# [Work required]
Pull every line containing "Output" out of the material below.

# [Supplied records]
______

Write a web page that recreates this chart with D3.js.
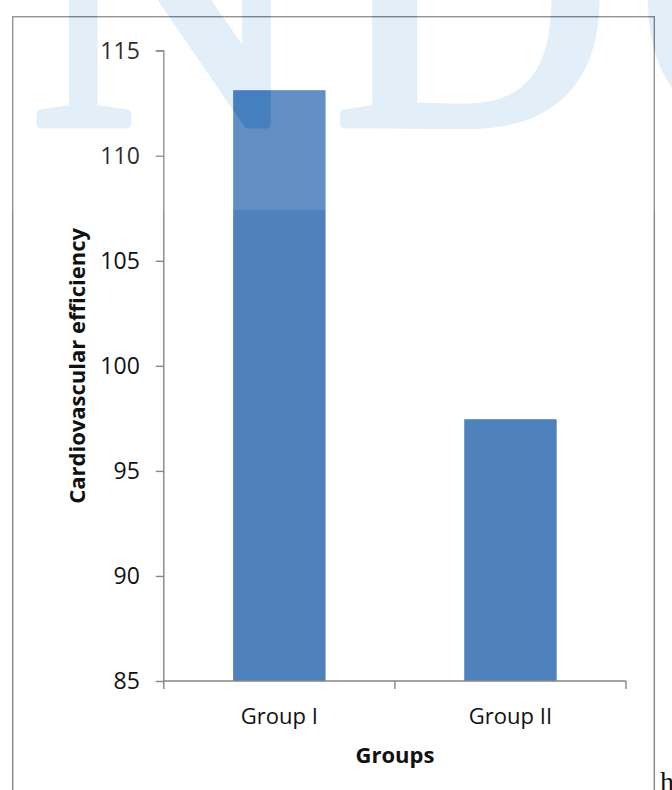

______

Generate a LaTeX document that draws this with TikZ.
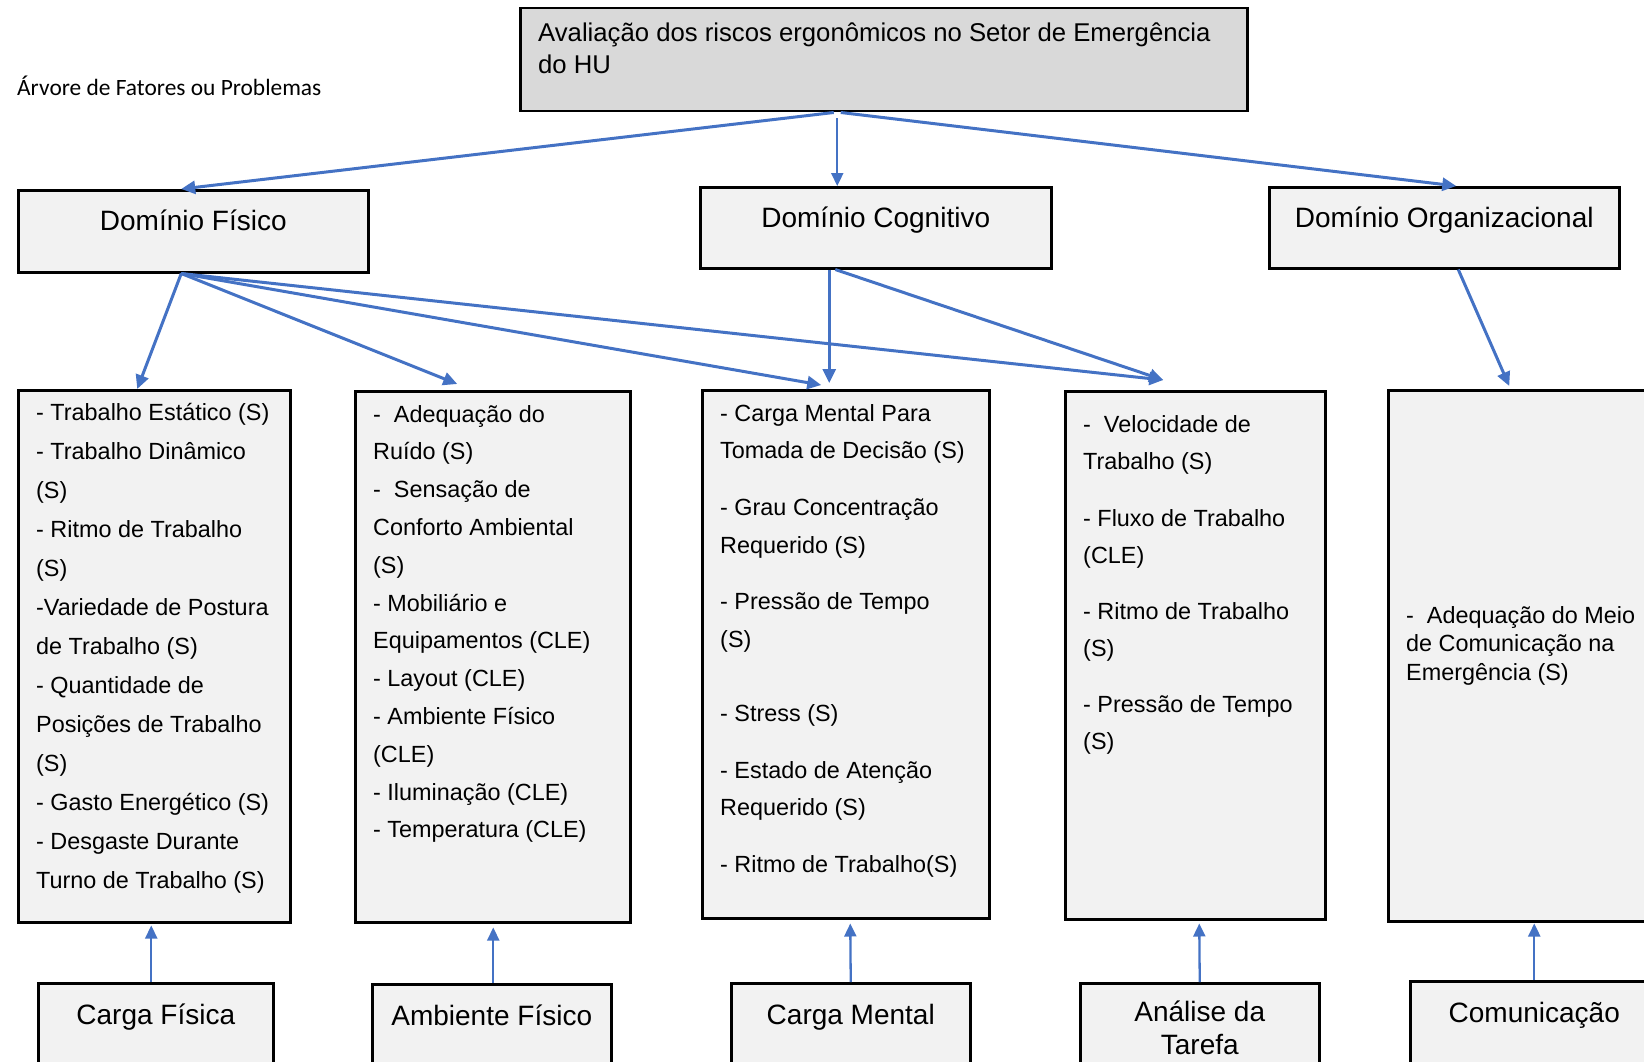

______

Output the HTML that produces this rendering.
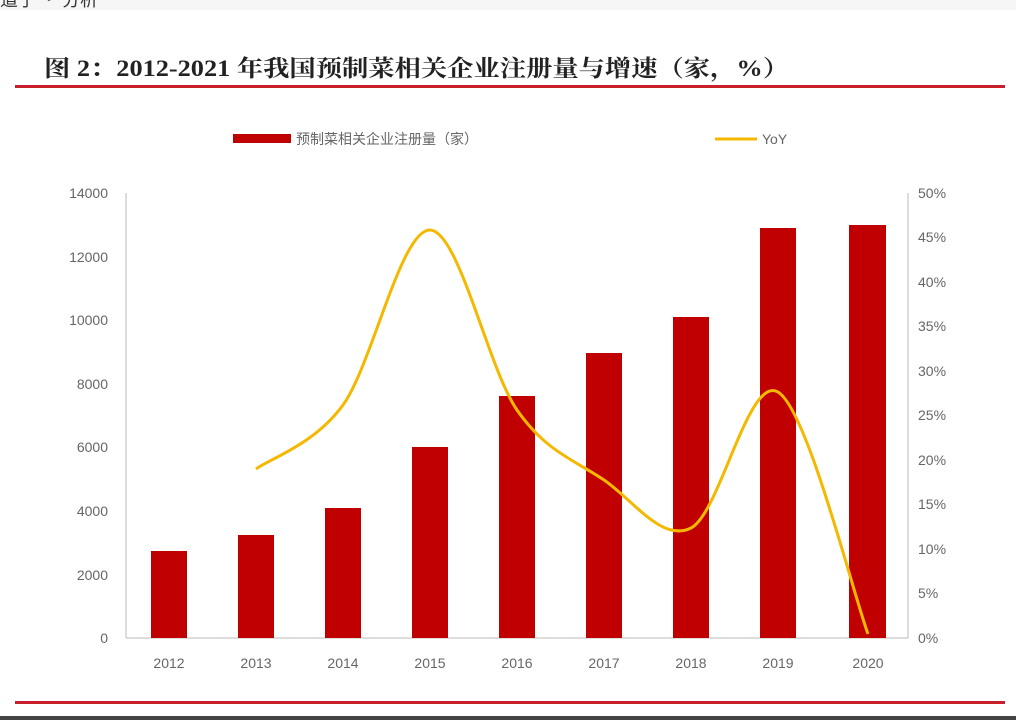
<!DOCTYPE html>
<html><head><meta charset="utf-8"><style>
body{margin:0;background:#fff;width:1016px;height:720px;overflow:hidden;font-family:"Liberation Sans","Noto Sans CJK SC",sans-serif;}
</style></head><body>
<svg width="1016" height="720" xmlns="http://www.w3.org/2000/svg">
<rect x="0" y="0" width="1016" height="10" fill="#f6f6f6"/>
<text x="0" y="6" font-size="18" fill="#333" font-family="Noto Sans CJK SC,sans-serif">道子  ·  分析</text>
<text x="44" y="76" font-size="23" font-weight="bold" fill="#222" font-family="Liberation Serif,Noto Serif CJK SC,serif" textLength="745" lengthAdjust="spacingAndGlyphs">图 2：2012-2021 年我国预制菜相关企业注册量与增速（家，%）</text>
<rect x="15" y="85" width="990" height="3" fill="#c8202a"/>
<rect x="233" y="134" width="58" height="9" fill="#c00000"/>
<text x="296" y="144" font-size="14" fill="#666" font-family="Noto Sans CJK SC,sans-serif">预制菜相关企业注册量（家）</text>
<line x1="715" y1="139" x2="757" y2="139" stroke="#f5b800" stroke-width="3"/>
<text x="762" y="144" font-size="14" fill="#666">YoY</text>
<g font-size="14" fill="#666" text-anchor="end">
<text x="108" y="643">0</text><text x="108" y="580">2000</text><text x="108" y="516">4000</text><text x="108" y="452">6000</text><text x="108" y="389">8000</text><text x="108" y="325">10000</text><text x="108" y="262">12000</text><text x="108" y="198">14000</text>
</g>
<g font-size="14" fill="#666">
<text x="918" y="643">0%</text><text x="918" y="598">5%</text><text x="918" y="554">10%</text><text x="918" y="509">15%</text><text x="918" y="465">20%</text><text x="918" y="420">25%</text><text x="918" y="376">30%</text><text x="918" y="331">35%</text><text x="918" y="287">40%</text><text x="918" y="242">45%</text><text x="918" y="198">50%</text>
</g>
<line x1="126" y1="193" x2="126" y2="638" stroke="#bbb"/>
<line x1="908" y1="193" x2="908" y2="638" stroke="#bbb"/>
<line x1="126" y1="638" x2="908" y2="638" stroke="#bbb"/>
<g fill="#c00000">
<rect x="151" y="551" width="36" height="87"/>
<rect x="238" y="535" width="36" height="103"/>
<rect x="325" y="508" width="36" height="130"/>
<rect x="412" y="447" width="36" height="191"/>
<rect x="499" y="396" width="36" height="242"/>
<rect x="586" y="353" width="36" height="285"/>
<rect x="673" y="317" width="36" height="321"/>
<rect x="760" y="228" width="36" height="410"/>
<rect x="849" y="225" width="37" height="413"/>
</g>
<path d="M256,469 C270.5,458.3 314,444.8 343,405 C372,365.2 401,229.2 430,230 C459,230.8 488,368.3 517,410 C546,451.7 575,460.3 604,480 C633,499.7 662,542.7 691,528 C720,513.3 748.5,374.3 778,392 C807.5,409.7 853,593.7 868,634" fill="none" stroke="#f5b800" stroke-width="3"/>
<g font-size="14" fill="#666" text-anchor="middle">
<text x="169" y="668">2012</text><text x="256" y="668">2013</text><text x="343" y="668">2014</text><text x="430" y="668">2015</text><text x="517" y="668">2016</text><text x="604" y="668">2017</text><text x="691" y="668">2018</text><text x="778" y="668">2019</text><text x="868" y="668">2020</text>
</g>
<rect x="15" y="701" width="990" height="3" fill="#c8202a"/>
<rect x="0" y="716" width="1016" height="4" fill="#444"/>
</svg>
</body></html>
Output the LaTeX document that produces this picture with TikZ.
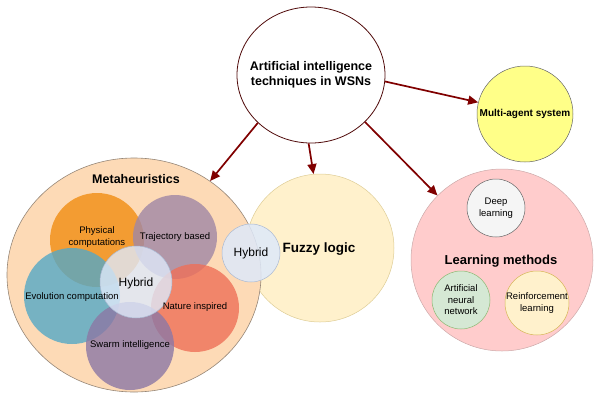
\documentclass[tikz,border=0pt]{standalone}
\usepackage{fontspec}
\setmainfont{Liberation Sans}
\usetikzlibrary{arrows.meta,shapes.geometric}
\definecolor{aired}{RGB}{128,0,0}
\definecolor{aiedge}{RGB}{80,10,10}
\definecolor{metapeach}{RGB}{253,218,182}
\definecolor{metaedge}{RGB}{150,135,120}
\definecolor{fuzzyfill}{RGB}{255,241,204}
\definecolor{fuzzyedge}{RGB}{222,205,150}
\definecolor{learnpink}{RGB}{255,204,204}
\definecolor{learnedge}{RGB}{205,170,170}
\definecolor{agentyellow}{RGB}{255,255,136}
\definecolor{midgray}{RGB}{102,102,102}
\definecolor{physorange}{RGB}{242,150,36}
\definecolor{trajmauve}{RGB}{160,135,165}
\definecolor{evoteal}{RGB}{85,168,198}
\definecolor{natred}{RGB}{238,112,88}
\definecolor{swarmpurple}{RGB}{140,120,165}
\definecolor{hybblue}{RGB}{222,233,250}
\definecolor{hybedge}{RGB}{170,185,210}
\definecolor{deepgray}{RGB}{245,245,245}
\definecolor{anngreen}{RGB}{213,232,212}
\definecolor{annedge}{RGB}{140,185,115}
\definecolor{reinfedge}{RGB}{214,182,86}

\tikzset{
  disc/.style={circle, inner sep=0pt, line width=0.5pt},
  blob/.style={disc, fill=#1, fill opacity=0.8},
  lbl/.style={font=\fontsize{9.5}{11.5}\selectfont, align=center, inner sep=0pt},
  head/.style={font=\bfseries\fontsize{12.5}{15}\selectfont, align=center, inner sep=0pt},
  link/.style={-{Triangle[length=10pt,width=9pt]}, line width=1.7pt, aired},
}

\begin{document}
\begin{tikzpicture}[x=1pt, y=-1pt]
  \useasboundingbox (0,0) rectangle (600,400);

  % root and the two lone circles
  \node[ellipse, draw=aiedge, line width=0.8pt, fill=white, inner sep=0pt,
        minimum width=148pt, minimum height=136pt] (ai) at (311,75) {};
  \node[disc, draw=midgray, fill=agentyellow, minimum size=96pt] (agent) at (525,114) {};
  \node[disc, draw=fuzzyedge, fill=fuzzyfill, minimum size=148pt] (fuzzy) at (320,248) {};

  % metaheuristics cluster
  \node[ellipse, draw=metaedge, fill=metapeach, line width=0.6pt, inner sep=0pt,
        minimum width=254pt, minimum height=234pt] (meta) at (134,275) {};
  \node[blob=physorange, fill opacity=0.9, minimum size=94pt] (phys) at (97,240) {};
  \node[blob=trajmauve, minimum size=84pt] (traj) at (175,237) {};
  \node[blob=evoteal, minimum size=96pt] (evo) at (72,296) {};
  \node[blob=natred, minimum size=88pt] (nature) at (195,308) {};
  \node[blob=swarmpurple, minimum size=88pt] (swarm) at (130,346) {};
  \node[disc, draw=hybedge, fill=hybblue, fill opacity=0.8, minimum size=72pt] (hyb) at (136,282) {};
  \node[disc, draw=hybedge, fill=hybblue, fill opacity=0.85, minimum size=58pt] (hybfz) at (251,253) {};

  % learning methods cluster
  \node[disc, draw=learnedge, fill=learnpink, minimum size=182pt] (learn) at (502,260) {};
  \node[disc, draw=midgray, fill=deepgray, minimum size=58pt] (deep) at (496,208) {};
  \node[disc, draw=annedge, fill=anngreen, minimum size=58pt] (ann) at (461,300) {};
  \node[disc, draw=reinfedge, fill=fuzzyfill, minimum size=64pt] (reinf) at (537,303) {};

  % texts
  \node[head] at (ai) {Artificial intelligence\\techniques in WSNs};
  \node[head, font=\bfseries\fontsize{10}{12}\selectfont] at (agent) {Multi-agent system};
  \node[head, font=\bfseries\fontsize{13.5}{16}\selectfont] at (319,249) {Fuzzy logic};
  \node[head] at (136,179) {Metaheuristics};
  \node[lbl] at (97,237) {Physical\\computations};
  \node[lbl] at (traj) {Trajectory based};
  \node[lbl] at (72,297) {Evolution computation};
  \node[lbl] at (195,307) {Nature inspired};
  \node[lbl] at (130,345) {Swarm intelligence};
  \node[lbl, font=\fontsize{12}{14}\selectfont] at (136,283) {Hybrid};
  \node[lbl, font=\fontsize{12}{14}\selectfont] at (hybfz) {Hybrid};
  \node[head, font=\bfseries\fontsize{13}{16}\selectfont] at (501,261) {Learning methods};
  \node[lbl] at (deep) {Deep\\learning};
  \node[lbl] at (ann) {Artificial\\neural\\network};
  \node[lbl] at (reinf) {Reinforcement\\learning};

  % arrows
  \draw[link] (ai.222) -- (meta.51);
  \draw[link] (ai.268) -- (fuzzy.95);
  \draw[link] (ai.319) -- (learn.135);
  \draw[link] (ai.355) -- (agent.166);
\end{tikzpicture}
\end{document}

______

# [Full solution]
Output the HTML that produces this rendering.
Output the LaTeX document that produces this picture with TikZ.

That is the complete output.